* [Given exercise]: Reproduce all of the material exactly as shown.

* [Data provided]:
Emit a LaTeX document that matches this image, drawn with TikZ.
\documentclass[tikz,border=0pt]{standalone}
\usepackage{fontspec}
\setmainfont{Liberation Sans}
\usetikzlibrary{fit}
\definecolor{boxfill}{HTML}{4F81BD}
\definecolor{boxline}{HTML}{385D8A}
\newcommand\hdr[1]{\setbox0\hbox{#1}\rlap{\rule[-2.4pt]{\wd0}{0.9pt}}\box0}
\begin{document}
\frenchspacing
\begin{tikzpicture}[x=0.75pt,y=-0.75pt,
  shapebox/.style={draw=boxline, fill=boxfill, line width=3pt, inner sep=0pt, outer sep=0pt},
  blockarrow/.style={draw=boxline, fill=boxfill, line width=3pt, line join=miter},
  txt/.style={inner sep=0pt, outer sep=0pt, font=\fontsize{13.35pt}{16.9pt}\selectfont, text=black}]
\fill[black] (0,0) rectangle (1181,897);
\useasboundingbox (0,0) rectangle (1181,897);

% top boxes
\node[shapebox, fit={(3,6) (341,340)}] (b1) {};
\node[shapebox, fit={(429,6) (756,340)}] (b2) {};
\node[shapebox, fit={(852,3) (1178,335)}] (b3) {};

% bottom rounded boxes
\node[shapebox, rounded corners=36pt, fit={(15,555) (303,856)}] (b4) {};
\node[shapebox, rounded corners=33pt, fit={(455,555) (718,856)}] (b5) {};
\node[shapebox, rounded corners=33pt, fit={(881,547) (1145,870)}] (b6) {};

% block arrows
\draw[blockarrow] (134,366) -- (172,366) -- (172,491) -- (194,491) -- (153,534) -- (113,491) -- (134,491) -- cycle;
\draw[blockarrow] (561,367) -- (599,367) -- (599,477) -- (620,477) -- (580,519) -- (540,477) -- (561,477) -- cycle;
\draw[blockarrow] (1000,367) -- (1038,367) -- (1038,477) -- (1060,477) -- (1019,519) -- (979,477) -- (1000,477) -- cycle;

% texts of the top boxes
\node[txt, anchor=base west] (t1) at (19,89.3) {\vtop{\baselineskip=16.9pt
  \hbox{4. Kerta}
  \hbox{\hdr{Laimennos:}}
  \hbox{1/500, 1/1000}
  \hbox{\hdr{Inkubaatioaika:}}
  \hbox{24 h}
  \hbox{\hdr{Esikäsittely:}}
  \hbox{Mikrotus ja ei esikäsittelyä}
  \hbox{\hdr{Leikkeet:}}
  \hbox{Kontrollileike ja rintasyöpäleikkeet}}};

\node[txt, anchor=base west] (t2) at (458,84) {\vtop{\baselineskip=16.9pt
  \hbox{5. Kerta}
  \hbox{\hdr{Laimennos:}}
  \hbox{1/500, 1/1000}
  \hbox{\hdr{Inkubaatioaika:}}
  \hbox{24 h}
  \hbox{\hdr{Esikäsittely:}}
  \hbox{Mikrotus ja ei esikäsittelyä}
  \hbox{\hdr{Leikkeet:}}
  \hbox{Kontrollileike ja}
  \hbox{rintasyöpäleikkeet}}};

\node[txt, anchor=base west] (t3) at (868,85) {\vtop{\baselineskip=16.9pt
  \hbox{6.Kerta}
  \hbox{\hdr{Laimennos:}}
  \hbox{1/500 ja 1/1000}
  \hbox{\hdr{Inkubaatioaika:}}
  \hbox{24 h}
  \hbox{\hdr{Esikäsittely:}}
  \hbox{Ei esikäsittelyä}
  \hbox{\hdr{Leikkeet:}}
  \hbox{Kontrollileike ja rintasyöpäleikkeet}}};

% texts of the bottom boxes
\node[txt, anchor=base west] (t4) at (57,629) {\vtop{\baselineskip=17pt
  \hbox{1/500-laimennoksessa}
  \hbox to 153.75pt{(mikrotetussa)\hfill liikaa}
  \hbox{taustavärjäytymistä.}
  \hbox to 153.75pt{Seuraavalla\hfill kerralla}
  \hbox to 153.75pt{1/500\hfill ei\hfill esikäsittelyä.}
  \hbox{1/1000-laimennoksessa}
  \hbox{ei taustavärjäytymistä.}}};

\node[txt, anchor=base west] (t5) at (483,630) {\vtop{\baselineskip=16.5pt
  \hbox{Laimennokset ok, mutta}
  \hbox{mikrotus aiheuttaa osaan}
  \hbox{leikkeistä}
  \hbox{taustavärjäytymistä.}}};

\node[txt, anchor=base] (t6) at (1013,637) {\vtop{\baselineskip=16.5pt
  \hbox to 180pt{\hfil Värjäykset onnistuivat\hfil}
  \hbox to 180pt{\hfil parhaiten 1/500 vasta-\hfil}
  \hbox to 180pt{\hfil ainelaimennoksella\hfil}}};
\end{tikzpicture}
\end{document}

* [Reply to the task]:
Emit a LaTeX document that matches this image, drawn with TikZ.
\documentclass[tikz,border=0pt]{standalone}
\usepackage{fontspec}
\setmainfont{Liberation Sans}
\usetikzlibrary{fit}
\definecolor{boxfill}{HTML}{4F81BD}
\definecolor{boxline}{HTML}{385D8A}
\newcommand\hdr[1]{\setbox0\hbox{#1}\rlap{\rule[-2.4pt]{\wd0}{0.9pt}}\box0}
\begin{document}
\frenchspacing
\begin{tikzpicture}[x=0.75pt,y=-0.75pt,
  shapebox/.style={draw=boxline, fill=boxfill, line width=3pt, inner sep=0pt, outer sep=0pt},
  blockarrow/.style={draw=boxline, fill=boxfill, line width=3pt, line join=miter},
  txt/.style={inner sep=0pt, outer sep=0pt, font=\fontsize{13.35pt}{16.9pt}\selectfont, text=black}]
\fill[black] (0,0) rectangle (1181,897);
\useasboundingbox (0,0) rectangle (1181,897);

% top boxes
\node[shapebox, fit={(3,6) (341,340)}] (b1) {};
\node[shapebox, fit={(429,6) (756,340)}] (b2) {};
\node[shapebox, fit={(852,3) (1178,335)}] (b3) {};

% bottom rounded boxes
\node[shapebox, rounded corners=36pt, fit={(15,555) (303,856)}] (b4) {};
\node[shapebox, rounded corners=33pt, fit={(455,555) (718,856)}] (b5) {};
\node[shapebox, rounded corners=33pt, fit={(881,547) (1145,870)}] (b6) {};

% block arrows
\draw[blockarrow] (134,366) -- (172,366) -- (172,491) -- (194,491) -- (153,534) -- (113,491) -- (134,491) -- cycle;
\draw[blockarrow] (561,367) -- (599,367) -- (599,477) -- (620,477) -- (580,519) -- (540,477) -- (561,477) -- cycle;
\draw[blockarrow] (1000,367) -- (1038,367) -- (1038,477) -- (1060,477) -- (1019,519) -- (979,477) -- (1000,477) -- cycle;

% texts of the top boxes
\node[txt, anchor=base west] (t1) at (19,89.3) {\vtop{\baselineskip=16.9pt
  \hbox{4. Kerta}
  \hbox{\hdr{Laimennos:}}
  \hbox{1/500, 1/1000}
  \hbox{\hdr{Inkubaatioaika:}}
  \hbox{24 h}
  \hbox{\hdr{Esikäsittely:}}
  \hbox{Mikrotus ja ei esikäsittelyä}
  \hbox{\hdr{Leikkeet:}}
  \hbox{Kontrollileike ja rintasyöpäleikkeet}}};

\node[txt, anchor=base west] (t2) at (458,84) {\vtop{\baselineskip=16.9pt
  \hbox{5. Kerta}
  \hbox{\hdr{Laimennos:}}
  \hbox{1/500, 1/1000}
  \hbox{\hdr{Inkubaatioaika:}}
  \hbox{24 h}
  \hbox{\hdr{Esikäsittely:}}
  \hbox{Mikrotus ja ei esikäsittelyä}
  \hbox{\hdr{Leikkeet:}}
  \hbox{Kontrollileike ja}
  \hbox{rintasyöpäleikkeet}}};

\node[txt, anchor=base west] (t3) at (868,85) {\vtop{\baselineskip=16.9pt
  \hbox{6.Kerta}
  \hbox{\hdr{Laimennos:}}
  \hbox{1/500 ja 1/1000}
  \hbox{\hdr{Inkubaatioaika:}}
  \hbox{24 h}
  \hbox{\hdr{Esikäsittely:}}
  \hbox{Ei esikäsittelyä}
  \hbox{\hdr{Leikkeet:}}
  \hbox{Kontrollileike ja rintasyöpäleikkeet}}};

% texts of the bottom boxes
\node[txt, anchor=base west] (t4) at (57,629) {\vtop{\baselineskip=17pt
  \hbox{1/500-laimennoksessa}
  \hbox to 153.75pt{(mikrotetussa)\hfill liikaa}
  \hbox{taustavärjäytymistä.}
  \hbox to 153.75pt{Seuraavalla\hfill kerralla}
  \hbox to 153.75pt{1/500\hfill ei\hfill esikäsittelyä.}
  \hbox{1/1000-laimennoksessa}
  \hbox{ei taustavärjäytymistä.}}};

\node[txt, anchor=base west] (t5) at (483,630) {\vtop{\baselineskip=16.5pt
  \hbox{Laimennokset ok, mutta}
  \hbox{mikrotus aiheuttaa osaan}
  \hbox{leikkeistä}
  \hbox{taustavärjäytymistä.}}};

\node[txt, anchor=base] (t6) at (1013,637) {\vtop{\baselineskip=16.5pt
  \hbox to 180pt{\hfil Värjäykset onnistuivat\hfil}
  \hbox to 180pt{\hfil parhaiten 1/500 vasta-\hfil}
  \hbox to 180pt{\hfil ainelaimennoksella\hfil}}};
\end{tikzpicture}
\end{document}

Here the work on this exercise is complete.